Brougham, John. [Manuscript] The Events of My Life: An Autobiography.
With which is also incorporated and interwoven (in as far as they have become component with and inseparable from mine own) an account of my Parents, Relations and Friends. (From the earliest period of my recollection to the year 1853)..
Isleworth, Middlesex., 1853.
Folio. 338pp. Contemporary maroon half straight-grain morocco over cloth boards, titled and decorated in gilt to spine and boards. Minor edgewear and scuffing, an extremely handsome volume. Internally clean and bright, (a strip of the bottom of one page has been deliberately excised in Chapter 14, one suspects because it deals with the description of a lady), all pages hand ruled, in a clear and legible hand (that’s a serious understatement to be honest), in black and on occasion, red, ink (to differentiate between authorial and epistolary text), also present are a number of laid in engravings and views to illustrate various locales covered by the manuscript, and the frontispiece consists of a rather charming folded watercolour of a thatched cottage entitled “Mine Own Old Home.”

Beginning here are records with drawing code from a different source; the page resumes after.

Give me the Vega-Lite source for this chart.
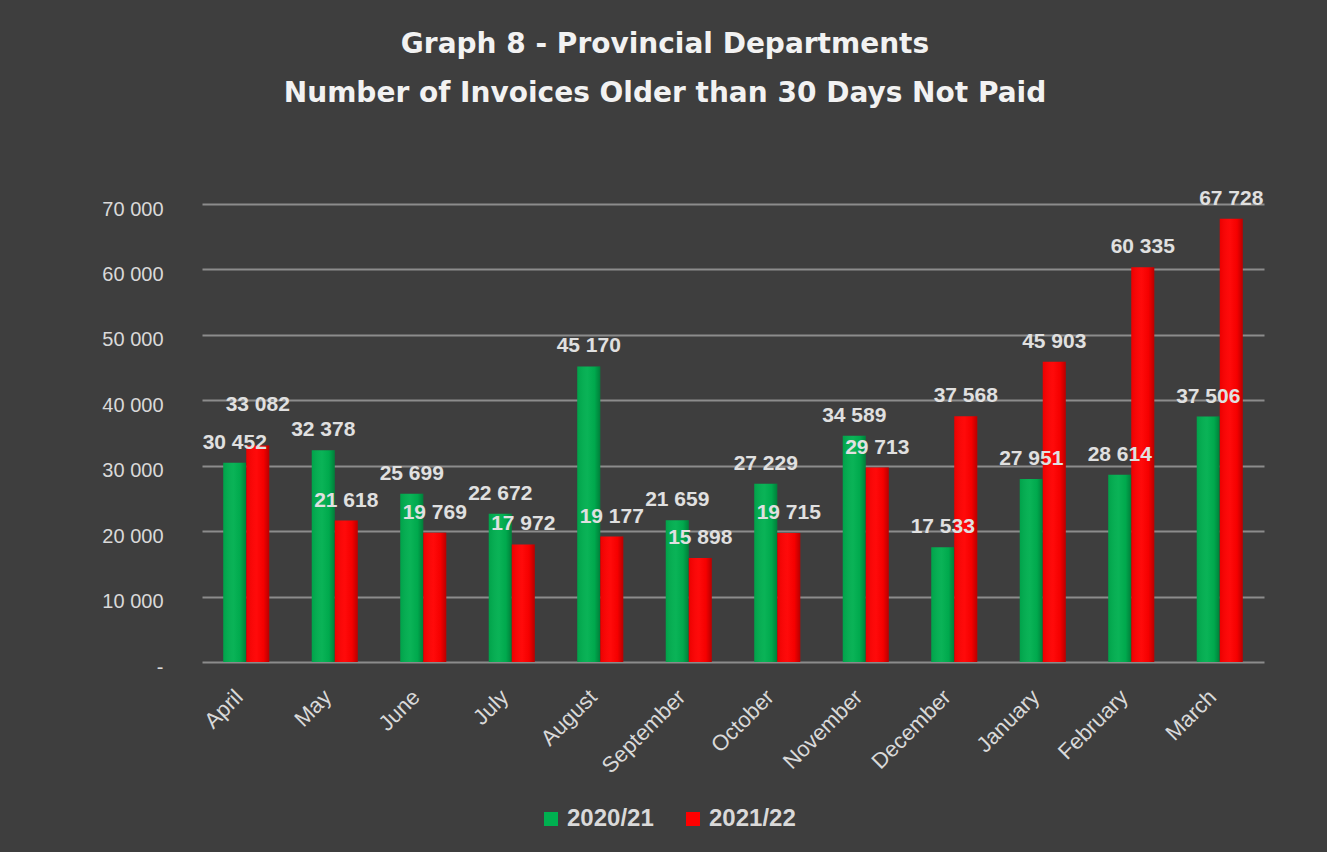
{
  "$schema": "https://vega.github.io/schema/vega-lite/v6.json",
  "autosize": {"type": "none"},
  "width": 1062,
  "height": 458,
  "padding": {"left": 202, "top": 204, "right": 63, "bottom": 190},
  "background": "#3e3e3e",
  "config": {
    "locale": {"number": {"decimal": ".", "thousands": " ", "grouping": [3], "currency": ["", ""]}},
    "view": {"stroke": null},
    "font": "Liberation Sans"
  },
  "title": {
    "text": ["Graph 8 - Provincial Departments", "Number of Invoices Older than 30 Days Not Paid"],
    "anchor": "middle",
    "frame": "group",
    "dx": -68,
    "offset": 80,
    "fontSize": 28,
    "fontWeight": "bold",
    "color": "#f2f2f2",
    "lineHeight": 49,
    "font": "DejaVu Sans"
  },
  "data": {
    "values": [
      {"month": "April", "series": "2020/21", "value": 30452},
      {"month": "May", "series": "2020/21", "value": 32378},
      {"month": "June", "series": "2020/21", "value": 25699},
      {"month": "July", "series": "2020/21", "value": 22672},
      {"month": "August", "series": "2020/21", "value": 45170},
      {"month": "September", "series": "2020/21", "value": 21659},
      {"month": "October", "series": "2020/21", "value": 27229},
      {"month": "November", "series": "2020/21", "value": 34589},
      {"month": "December", "series": "2020/21", "value": 17533},
      {"month": "January", "series": "2020/21", "value": 27951},
      {"month": "February", "series": "2020/21", "value": 28614},
      {"month": "March", "series": "2020/21", "value": 37506},
      {"month": "April", "series": "2021/22", "value": 33082},
      {"month": "May", "series": "2021/22", "value": 21618},
      {"month": "June", "series": "2021/22", "value": 19769},
      {"month": "July", "series": "2021/22", "value": 17972},
      {"month": "August", "series": "2021/22", "value": 19177},
      {"month": "September", "series": "2021/22", "value": 15898},
      {"month": "October", "series": "2021/22", "value": 19715},
      {"month": "November", "series": "2021/22", "value": 29713},
      {"month": "December", "series": "2021/22", "value": 37568},
      {"month": "January", "series": "2021/22", "value": 45903},
      {"month": "February", "series": "2021/22", "value": 60335},
      {"month": "March", "series": "2021/22", "value": 67728}
    ]
  },
  "encoding": {
    "x": {
      "field": "month",
      "type": "nominal",
      "sort": ["April", "May", "June", "July", "August", "September", "October", "November", "December", "January", "February", "March"],
      "scale": {"paddingInner": 0.48, "paddingOuter": 0.24},
      "axis": {
        "title": null,
        "labelAngle": -45,
        "labelFontSize": 22,
        "labelColor": "#d9d9d9",
        "labelPadding": 24,
        "labelOffset": -14,
        "ticks": false,
        "domain": false,
        "grid": false
      }
    },
    "xOffset": {"field": "series", "type": "nominal", "sort": ["2020/21", "2021/22"]}
  },
  "layer": [
    {
      "mark": {"type": "bar"},
      "encoding": {
        "y": {
          "field": "value",
          "type": "quantitative",
          "scale": {"domain": [0, 70000]},
          "axis": {
            "title": null,
            "values": [0, 10000, 20000, 30000, 40000, 50000, 60000, 70000],
            "format": ",d",
            "labelExpr": "datum.value == 0 ? '-' : datum.label",
            "labelFontSize": 20,
            "labelColor": "#d9d9d9",
            "labelPadding": 39,
            "labelOffset": 5,
            "ticks": false,
            "domain": false,
            "grid": true,
            "gridColor": "#8c8c8c",
            "gridWidth": 2
          }
        },
        "color": {
          "field": "series",
          "type": "nominal",
          "scale": {"domain": ["2020/21", "2021/22"], "range": ["#00b050", "#ff0000"]},
          "legend": {
            "orient": "none",
            "legendX": 337,
            "legendY": 603,
            "direction": "horizontal",
            "title": null,
            "symbolType": "square",
            "symbolSize": 196,
            "symbolStrokeWidth": 0,
            "labelFontSize": 24,
            "labelFontWeight": "bold",
            "labelColor": "#d9d9d9",
            "labelOffset": 4,
            "columnPadding": 27
          }
        }
      }
    },
    {
      "mark": {
        "type": "bar",
        "fill": {
          "gradient": "linear",
          "x1": 0, "x2": 1, "y1": 0, "y2": 0,
          "stops": [
            {"offset": 0, "color": "rgba(0,0,0,0.08)"},
            {"offset": 0.45, "color": "rgba(255,255,255,0.04)"},
            {"offset": 0.75, "color": "rgba(0,0,0,0.04)"},
            {"offset": 1, "color": "rgba(0,0,0,0.28)"}
          ]
        }
      },
      "encoding": {
        "y": {"field": "value", "type": "quantitative"}
      }
    },
    {
      "transform": [{"filter": "!(datum.month == 'April' && datum.series == '2021/22')"}],
      "mark": {"type": "text", "baseline": "middle", "dy": -20, "fontSize": 21, "fontWeight": "bold", "color": "#e0e0e0"},
      "encoding": {
        "y": {"field": "value", "type": "quantitative"},
        "text": {"field": "value", "type": "quantitative", "format": ",d"}
      }
    },
    {
      "transform": [{"filter": "datum.month == 'April' && datum.series == '2021/22'"}],
      "mark": {"type": "text", "baseline": "middle", "dy": -41, "fontSize": 21, "fontWeight": "bold", "color": "#e0e0e0"},
      "encoding": {
        "y": {"field": "value", "type": "quantitative"},
        "text": {"field": "value", "type": "quantitative", "format": ",d"}
      }
    }
  ]
}
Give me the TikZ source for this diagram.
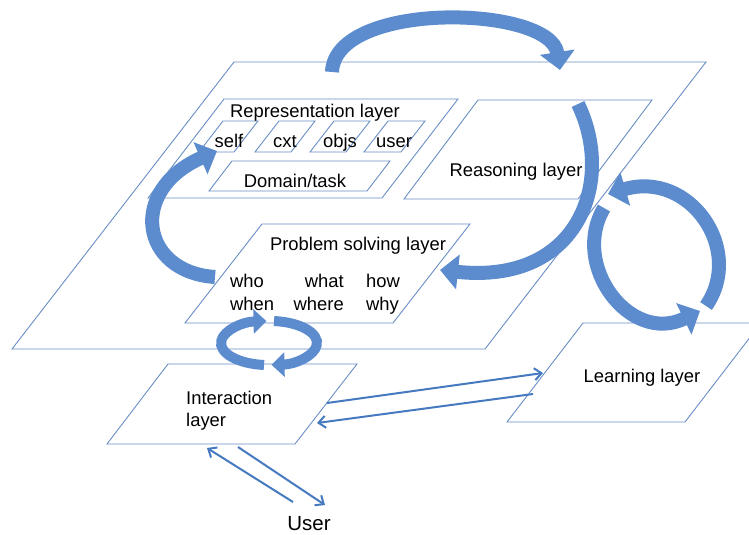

That’s a fairly dry description. This particular early Victorian stab at immortality is visually epic; the penmanship, from the calligraphic title page right up to the elaborate colophon, via the chapter headings and decorated initials is really quite gorgeous. Mr. Brougham did nothing by halves it seems. It is one of the prettiest attempts at handwritten autobiography I have ever seen (and I have to admit I have seen many, legions of ghosts have taken up residence in my head and in the dank caverns of my cataloguing database). Brougham was born in Devon, on the rugged coastline near Lynton and Lynmouth to a large but seemingly fairly poor family of what we would now consider considerable size, but that in those days was quite normal (at least three sisters, two brothers and a litany of infant and child deaths to illness crop up regularly throughout). Far from being a journal of voyage and adventure, this is quite simply a man’s account of his life; the small joys and tragedies, the commonplace details, an evident devoutness, a love of poetry and nature, various jobs and occupations (John’s eldest brother became a carpenter, his other brother a rather reckless and glamourous sailor after an indifferent attempt at schooling), being placed in service to various visitors to the locale, marriages (John’s love life seems to have become rather bogged down in breast beating and ejaculations of purple prose; “Oh, Why Did I Love Her? Why?”), deaths (lots of deaths, much fashionable fatalism, such goth, what mourning!), births, and occasionally rather hilarious anecdotes regarding his travels and personal idiosyncrasies:
“I remember being engaged by a gentleman visiting Lynton...to look after his horse and attend him on his fishing excursions - he was, or had been, a military gentleman and had I believe been wounded in some skirmish between our troops and the Chinese some time before [presumably what is rather dramatically as the First Opium War, 1839-42, in which the British Empire, in its great wisdom, attempted to turn half of China into drug addicts in an effort to corner the Far Eastern markets] by a sword or sabre cut in the thigh which rendered him a cripple for life - I remember that he was a very irritable and passionate man...I remember ‘John’ (that’s me) being frequently called upon to assist in pumping air into a gun, a most wonderful gun it was too, in the shape of a walking stick and nearly as portable, requiring neither powder nor caps nor anything of the sort.” References to Blisset cane guns are an added perk. John goes on to describe his life as a clerk (and later a stationer’s assistant) in 1840’s London, his eventual meeting of the right woman (giving some insight into the rather tortuous state of affairs involved in courting one Miss Kipps in the early Victorian period), visiting his family, a lot of walking (Mr. Brougham’s station in life necessitated a considerable amount of economy, it seems) and a considerable, if rather floridly depicted, amount of period detail. It is a far more common occurrence to be immersed in the lives of the notable, the privileged, and the financially comfortable; it is a refreshing and intriguing change to see something of how the other 97% lived at the time, especially when encapsulated in something that was quite clearly a labour of love, and an exhibition of considerable skill.